Issues of a political nature should remain solidly in the political sphere. Get people to agree with you, filter it up through fundamentally political processes and infrastructure, and make the changes you want to see happen through the right channels. Backdooring things through exploitation of centralized Market position should be come down on hard.
It's why I patently reject the conclusions of Citizen's United. A corporation infrequently "substantively speaks" for its' constituent parts, and should not enjoy the luxury of protections intended to keep the Government from quashing individuals. Corporations are infrastructure; not people. To that end, if that infrastructure begins arbitrarily deciding that they are just fine leaving swathes of population without other options, that demands strong scrutiny, justification, and a weighing of factors to determine whether it represents an extrapolitical undermining of the rights of others.
Does that mean they should be forced at gunpoint to service people they don't want to? No.
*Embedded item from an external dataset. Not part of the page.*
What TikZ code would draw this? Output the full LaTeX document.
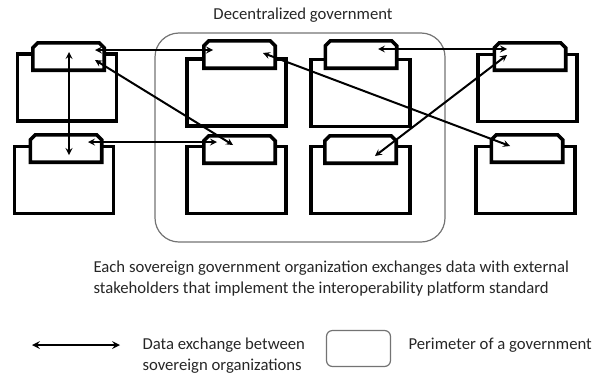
\documentclass[tikz,border=0pt]{standalone}
\usepackage{fontspec}
\setmainfont{Carlito}
\usepackage{xcolor}
\usepackage{tikz}
\usetikzlibrary{arrows}
\tikzstyle{orgbody} = [rectangle, 
minimum width=99pt, 
minimum height=67pt, 
line width=3.6pt, 
draw=black, 
fill=white]
\tikzstyle{orgtab} = [rectangle, 
minimum width=71pt, 
minimum height=27pt, 
inner sep=0pt, 
fill=white]
\tikzstyle{tabline} = [line width=3.6pt, draw=black]
\tikzstyle{perimeter} = [rectangle, rounded corners=24pt, 
minimum width=290pt, 
minimum height=209pt, 
line width=1.2pt, 
draw=black!55]
\tikzstyle{arrow} = [line width=2pt,<->,>=stealth]
\tikzstyle{comment} = [align=left, 
text=black!85, 
font=\fontsize{16.7}{21.5}\selectfont]

\begin{document}
\begin{tikzpicture}[x=1pt,y=-1pt]
\useasboundingbox (0,0) rectangle (593,375);

% perimeter of the government
\node (perim) [perimeter] at (300,137.5) {};
\node (title) [comment] at (303,15) {Decentralized government};

% organizations
\node (a1) [orgbody] at (67,87.5) {};
\node (a2) [orgbody] at (64,180) {};
\node (b1) [orgbody] at (236.5,92.5) {};
\node (b2) [orgbody] at (236.5,180) {};
\node (c1) [orgbody] at (360.5,93) {};
\node (c2) [orgbody] at (360.5,180) {};
\node (d1) [orgbody] at (527.5,88) {};
\node (d2) [orgbody] at (525.5,180) {};

\node (a1tab) [orgtab] at (68.5,56.5) {};
\node (a2tab) [orgtab] at (66,148.5) {};
\node (b1tab) [orgtab] at (239.5,54.5) {};
\node (b2tab) [orgtab] at (239.5,149.5) {};
\node (c1tab) [orgtab] at (361,54.5) {};
\node (c2tab) [orgtab] at (360.5,149.5) {};
\node (d1tab) [orgtab] at (530,56.5) {};
\node (d2tab) [orgtab] at (527,148.5) {};

% tab outlines with cut corners
\foreach \t in {a1tab,a2tab,b1tab,b2tab,c1tab,c2tab,d1tab,d2tab}
  \draw [tabline] (\t.south west) -- ([yshift=-5pt]\t.north west) -- ([xshift=5pt]\t.north west)
    -- ([xshift=-5pt]\t.north east) -- ([yshift=-5pt]\t.north east) -- (\t.south east) -- cycle;

% data exchanges
\draw [arrow] ([shift={(0.5,-4.5)}]a1tab.center) -- ([shift={(3,6.5)}]a2tab.center);
\draw [arrow] ([shift={(26.5,-6.5)}]a1tab.center) -- ([shift={(-26.5,-4.5)}]b1tab.center);
\draw [arrow] ([shift={(22,-6.5)}]a2tab.center) -- ([shift={(-22.5,-7.5)}]b2tab.center);
\draw [arrow] ([shift={(26.5,3.5)}]a1tab.center) -- ([shift={(-6.5,-4.5)}]b2tab.center);
\draw [arrow] ([shift={(23.5,-1.5)}]b1tab.center) -- ([shift={(-17,-2.5)}]d2tab.center);
\draw [arrow] ([shift={(17,-5.5)}]c1tab.center) -- ([shift={(-23,-7.5)}]d1tab.center);
\draw [arrow] ([shift={(14.5,6.5)}]c2tab.center) -- ([shift={(-23,-1.5)}]d1tab.center);

% caption
\node (caption) [comment, anchor=west] at (90,278.5) {Each sovereign government organization exchanges data with external\\
stakeholders that implement the interoperability platform standard};

% legend
\coordinate (legl) at (32,345);
\coordinate (legr) at (120,345);
\draw [arrow, line width=2.4pt] (legl) -- (legr);
\node (legarrow) [comment, anchor=west] at (139,355.5) {Data exchange between\\
sovereign organizations};
\node (legbox) [rectangle, rounded corners=6pt, minimum width=64pt, minimum height=36pt, 
line width=1.2pt, draw=black!55] at (358.5,348.5) {};
\node (legperim) [comment, anchor=west] at (405,345) {Perimeter of a government};

\end{tikzpicture}
\end{document}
However, depending on size and how few options there are otherwise, I'd be more than happy to implement some sort of tax pool from which will be grown a seed fund to ensure competitors can be funded in the area, levied against the actor making capricious carve outs.
The Mom & Pop's of the world would have nothing to worry about. The near monopolies and utilities on the other hand will need to understand they skate on thin ice, and abuse of their market position to political ends will not be tolerated.
You want to enjoy the luxuries of not being second reusable or accountable to the public? Break up. That simple.
NOTE: Goddamnit, I wish some of the people who ended up being the benefactors of the principles we allegedly stand for weren't so prone to making the defense of them such an uncomfortable affair, but it's too easy to let your principles slip when everyone around you sees the thing you're denying relevance to as a slimeball. That makes vigilance and conscious recognition of what is actually going on all the more important.
It's always the undesirables first. So while everyone else may be comfortable with chocking it up to looneys getting what they deserve, I chock it up to unresolved problems in the checks, balances, and unanticipated avenues of quasi governance to which the United States is prone.
If it were the left getting carved out, I'd be just as quick to call out the abuse. Save it for the ballot box. Keep the world moving and the information flowing. We'll never come to terms with that which gets pushed off to the side or into the dark without facing it head on. Even if it means we're subject to the uncomfortable realization that forces we don't like exist. It was something that was a constant when I was growing, and I see no reason why we should apply blinders to our descendants now.
Just like with large privately owned social media platforms that manage a significant amount of discourse (Twitter, Reddit, etc), payment processors have an oligopoly on a significant portion of transactions in society. I feel Visa blacklisting a company based on vague political grounds like “hate speech” should be disallowed since it is not much different from the government banning a company based on speech (in terms of impact). We can probably expect other payment processors to follow suit, just like Visa and MasterCard teamed up to stop payments to Wikileaks in the past.
With these fundamental utility organizations becoming increasingly political, what options (legally/politically/technically) are there to work around them?
why are people accepting them even if they appear to be "doing the right thing" at the moment.